▶ [GOAL]
Word for word, print each line of the listing below; pictures stay out.

▶ [SUPPLIED INFORMATION]
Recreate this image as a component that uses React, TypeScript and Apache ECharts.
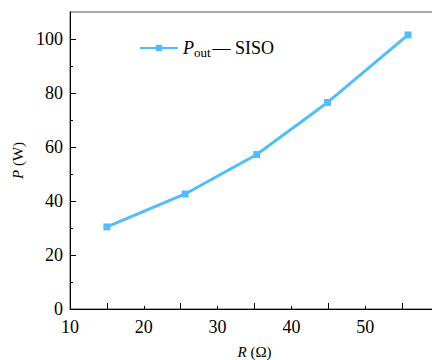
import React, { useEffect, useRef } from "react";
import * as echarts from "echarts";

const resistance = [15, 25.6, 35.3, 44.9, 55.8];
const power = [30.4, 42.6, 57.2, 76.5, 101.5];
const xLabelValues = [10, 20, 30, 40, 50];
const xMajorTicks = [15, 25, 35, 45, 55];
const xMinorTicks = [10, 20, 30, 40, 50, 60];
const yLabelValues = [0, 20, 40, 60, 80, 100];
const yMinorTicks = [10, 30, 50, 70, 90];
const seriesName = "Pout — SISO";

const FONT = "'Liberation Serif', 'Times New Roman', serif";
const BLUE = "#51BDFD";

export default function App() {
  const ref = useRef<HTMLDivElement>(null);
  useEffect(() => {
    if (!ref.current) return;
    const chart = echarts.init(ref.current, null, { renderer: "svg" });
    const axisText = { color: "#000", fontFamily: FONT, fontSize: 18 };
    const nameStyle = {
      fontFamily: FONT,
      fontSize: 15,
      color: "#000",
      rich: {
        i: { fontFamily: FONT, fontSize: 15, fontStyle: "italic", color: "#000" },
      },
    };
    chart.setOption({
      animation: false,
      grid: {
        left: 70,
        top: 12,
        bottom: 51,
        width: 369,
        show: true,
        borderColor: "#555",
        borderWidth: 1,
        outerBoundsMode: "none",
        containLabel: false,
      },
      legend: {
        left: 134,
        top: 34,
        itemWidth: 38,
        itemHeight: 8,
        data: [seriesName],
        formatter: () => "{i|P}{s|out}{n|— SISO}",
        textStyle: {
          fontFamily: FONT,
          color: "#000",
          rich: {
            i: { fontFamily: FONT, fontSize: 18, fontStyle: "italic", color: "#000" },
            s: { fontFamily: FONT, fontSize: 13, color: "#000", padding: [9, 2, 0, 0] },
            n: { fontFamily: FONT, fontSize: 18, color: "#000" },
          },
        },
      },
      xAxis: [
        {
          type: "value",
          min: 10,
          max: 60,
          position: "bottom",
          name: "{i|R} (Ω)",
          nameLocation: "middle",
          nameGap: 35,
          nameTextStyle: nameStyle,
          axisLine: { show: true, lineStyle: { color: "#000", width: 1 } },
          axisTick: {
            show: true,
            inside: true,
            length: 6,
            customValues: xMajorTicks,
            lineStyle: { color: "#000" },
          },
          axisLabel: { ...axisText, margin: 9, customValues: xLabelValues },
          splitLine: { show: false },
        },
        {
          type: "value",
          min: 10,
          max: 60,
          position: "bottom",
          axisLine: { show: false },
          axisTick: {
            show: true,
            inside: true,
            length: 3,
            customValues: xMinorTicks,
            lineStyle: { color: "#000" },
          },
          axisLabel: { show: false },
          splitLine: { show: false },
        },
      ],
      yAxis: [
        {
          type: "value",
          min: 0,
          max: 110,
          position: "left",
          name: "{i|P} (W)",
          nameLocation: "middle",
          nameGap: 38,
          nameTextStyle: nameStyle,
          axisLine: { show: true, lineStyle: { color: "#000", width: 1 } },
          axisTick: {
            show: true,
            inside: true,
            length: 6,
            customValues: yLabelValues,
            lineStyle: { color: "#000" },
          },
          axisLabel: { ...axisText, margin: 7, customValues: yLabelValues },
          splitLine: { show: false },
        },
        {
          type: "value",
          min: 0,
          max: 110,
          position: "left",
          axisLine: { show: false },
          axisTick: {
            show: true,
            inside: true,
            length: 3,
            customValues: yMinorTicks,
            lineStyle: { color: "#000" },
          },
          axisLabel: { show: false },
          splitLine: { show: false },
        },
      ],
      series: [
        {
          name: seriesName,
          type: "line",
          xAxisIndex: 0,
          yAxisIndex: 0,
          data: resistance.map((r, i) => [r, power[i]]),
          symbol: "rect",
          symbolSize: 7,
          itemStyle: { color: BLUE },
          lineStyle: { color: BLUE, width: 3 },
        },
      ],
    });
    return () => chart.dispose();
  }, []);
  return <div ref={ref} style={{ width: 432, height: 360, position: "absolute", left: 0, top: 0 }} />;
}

▶ [COMPLETE OUTPUT]
Recreate this image as a component that uses React, TypeScript and Apache ECharts.
import React, { useEffect, useRef } from "react";
import * as echarts from "echarts";

const resistance = [15, 25.6, 35.3, 44.9, 55.8];
const power = [30.4, 42.6, 57.2, 76.5, 101.5];
const xLabelValues = [10, 20, 30, 40, 50];
const xMajorTicks = [15, 25, 35, 45, 55];
const xMinorTicks = [10, 20, 30, 40, 50, 60];
const yLabelValues = [0, 20, 40, 60, 80, 100];
const yMinorTicks = [10, 30, 50, 70, 90];
const seriesName = "Pout — SISO";

const FONT = "'Liberation Serif', 'Times New Roman', serif";
const BLUE = "#51BDFD";

export default function App() {
  const ref = useRef<HTMLDivElement>(null);
  useEffect(() => {
    if (!ref.current) return;
    const chart = echarts.init(ref.current, null, { renderer: "svg" });
    const axisText = { color: "#000", fontFamily: FONT, fontSize: 18 };
    const nameStyle = {
      fontFamily: FONT,
      fontSize: 15,
      color: "#000",
      rich: {
        i: { fontFamily: FONT, fontSize: 15, fontStyle: "italic", color: "#000" },
      },
    };
    chart.setOption({
      animation: false,
      grid: {
        left: 70,
        top: 12,
        bottom: 51,
        width: 369,
        show: true,
        borderColor: "#555",
        borderWidth: 1,
        outerBoundsMode: "none",
        containLabel: false,
      },
      legend: {
        left: 134,
        top: 34,
        itemWidth: 38,
        itemHeight: 8,
        data: [seriesName],
        formatter: () => "{i|P}{s|out}{n|— SISO}",
        textStyle: {
          fontFamily: FONT,
          color: "#000",
          rich: {
            i: { fontFamily: FONT, fontSize: 18, fontStyle: "italic", color: "#000" },
            s: { fontFamily: FONT, fontSize: 13, color: "#000", padding: [9, 2, 0, 0] },
            n: { fontFamily: FONT, fontSize: 18, color: "#000" },
          },
        },
      },
      xAxis: [
        {
          type: "value",
          min: 10,
          max: 60,
          position: "bottom",
          name: "{i|R} (Ω)",
          nameLocation: "middle",
          nameGap: 35,
          nameTextStyle: nameStyle,
          axisLine: { show: true, lineStyle: { color: "#000", width: 1 } },
          axisTick: {
            show: true,
            inside: true,
            length: 6,
            customValues: xMajorTicks,
            lineStyle: { color: "#000" },
          },
          axisLabel: { ...axisText, margin: 9, customValues: xLabelValues },
          splitLine: { show: false },
        },
        {
          type: "value",
          min: 10,
          max: 60,
          position: "bottom",
          axisLine: { show: false },
          axisTick: {
            show: true,
            inside: true,
            length: 3,
            customValues: xMinorTicks,
            lineStyle: { color: "#000" },
          },
          axisLabel: { show: false },
          splitLine: { show: false },
        },
      ],
      yAxis: [
        {
          type: "value",
          min: 0,
          max: 110,
          position: "left",
          name: "{i|P} (W)",
          nameLocation: "middle",
          nameGap: 38,
          nameTextStyle: nameStyle,
          axisLine: { show: true, lineStyle: { color: "#000", width: 1 } },
          axisTick: {
            show: true,
            inside: true,
            length: 6,
            customValues: yLabelValues,
            lineStyle: { color: "#000" },
          },
          axisLabel: { ...axisText, margin: 7, customValues: yLabelValues },
          splitLine: { show: false },
        },
        {
          type: "value",
          min: 0,
          max: 110,
          position: "left",
          axisLine: { show: false },
          axisTick: {
            show: true,
            inside: true,
            length: 3,
            customValues: yMinorTicks,
            lineStyle: { color: "#000" },
          },
          axisLabel: { show: false },
          splitLine: { show: false },
        },
      ],
      series: [
        {
          name: seriesName,
          type: "line",
          xAxisIndex: 0,
          yAxisIndex: 0,
          data: resistance.map((r, i) => [r, power[i]]),
          symbol: "rect",
          symbolSize: 7,
          itemStyle: { color: BLUE },
          lineStyle: { color: BLUE, width: 3 },
        },
      ],
    });
    return () => chart.dispose();
  }, []);
  return <div ref={ref} style={{ width: 432, height: 360, position: "absolute", left: 0, top: 0 }} />;
}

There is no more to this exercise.